** Start **

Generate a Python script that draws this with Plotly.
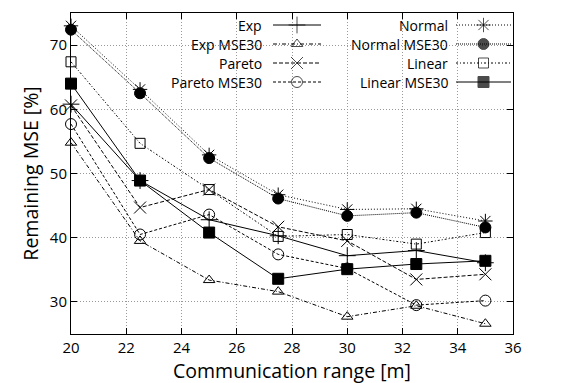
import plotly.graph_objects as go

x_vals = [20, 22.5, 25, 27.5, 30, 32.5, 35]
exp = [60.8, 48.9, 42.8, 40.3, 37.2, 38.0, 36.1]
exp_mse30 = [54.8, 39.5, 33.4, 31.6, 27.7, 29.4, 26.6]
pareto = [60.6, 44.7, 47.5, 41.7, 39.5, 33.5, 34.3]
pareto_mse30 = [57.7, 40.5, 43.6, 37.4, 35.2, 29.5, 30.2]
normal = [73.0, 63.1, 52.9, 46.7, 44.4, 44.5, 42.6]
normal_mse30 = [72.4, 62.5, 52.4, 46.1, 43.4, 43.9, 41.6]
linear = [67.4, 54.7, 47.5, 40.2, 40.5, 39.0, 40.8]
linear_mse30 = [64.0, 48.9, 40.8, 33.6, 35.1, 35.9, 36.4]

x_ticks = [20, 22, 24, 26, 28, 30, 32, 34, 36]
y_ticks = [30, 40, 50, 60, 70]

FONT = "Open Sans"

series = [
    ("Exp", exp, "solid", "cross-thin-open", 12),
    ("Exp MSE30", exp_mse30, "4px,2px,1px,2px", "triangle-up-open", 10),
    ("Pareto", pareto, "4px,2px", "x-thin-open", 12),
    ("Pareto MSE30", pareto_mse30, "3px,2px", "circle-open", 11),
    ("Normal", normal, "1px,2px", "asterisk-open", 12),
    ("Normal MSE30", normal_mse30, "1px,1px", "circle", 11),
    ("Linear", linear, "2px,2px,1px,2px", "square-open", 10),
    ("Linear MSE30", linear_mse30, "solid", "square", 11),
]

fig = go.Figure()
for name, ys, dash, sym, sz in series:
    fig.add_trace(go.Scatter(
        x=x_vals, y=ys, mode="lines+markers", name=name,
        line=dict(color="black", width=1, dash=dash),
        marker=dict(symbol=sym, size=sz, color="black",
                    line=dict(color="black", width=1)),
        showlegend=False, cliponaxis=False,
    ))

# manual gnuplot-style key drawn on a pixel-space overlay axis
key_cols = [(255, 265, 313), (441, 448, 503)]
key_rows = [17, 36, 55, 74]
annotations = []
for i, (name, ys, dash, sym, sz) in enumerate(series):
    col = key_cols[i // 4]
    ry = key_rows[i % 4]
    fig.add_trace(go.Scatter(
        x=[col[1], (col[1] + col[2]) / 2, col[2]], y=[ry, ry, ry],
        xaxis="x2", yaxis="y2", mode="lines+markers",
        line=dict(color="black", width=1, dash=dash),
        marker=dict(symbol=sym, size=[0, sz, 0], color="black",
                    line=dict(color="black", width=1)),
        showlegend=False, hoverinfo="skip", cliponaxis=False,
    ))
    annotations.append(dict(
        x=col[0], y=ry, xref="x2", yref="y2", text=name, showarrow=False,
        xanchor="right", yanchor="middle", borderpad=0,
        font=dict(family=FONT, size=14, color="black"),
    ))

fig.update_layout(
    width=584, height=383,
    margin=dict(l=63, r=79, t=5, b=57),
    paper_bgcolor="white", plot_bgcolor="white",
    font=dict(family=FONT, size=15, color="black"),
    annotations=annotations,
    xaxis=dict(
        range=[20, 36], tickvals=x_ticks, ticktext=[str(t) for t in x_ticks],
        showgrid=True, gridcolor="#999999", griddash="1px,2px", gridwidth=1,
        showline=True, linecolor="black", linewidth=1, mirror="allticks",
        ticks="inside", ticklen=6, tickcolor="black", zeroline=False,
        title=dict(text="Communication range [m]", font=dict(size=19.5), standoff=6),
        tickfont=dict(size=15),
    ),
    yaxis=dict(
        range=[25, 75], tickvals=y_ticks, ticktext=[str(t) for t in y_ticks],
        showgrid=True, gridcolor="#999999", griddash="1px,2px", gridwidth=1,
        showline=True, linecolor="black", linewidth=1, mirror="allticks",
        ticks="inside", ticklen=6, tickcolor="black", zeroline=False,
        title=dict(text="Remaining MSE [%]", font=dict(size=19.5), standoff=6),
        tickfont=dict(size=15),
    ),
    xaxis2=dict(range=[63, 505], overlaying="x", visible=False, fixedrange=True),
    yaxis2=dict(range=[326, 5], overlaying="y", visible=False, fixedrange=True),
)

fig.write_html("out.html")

** End **

Without the pictures, return the listing above from its first line through the line that has "import plotly.graph_objects as go".

Generate a Python script that draws this with Plotly.
import plotly.graph_objects as go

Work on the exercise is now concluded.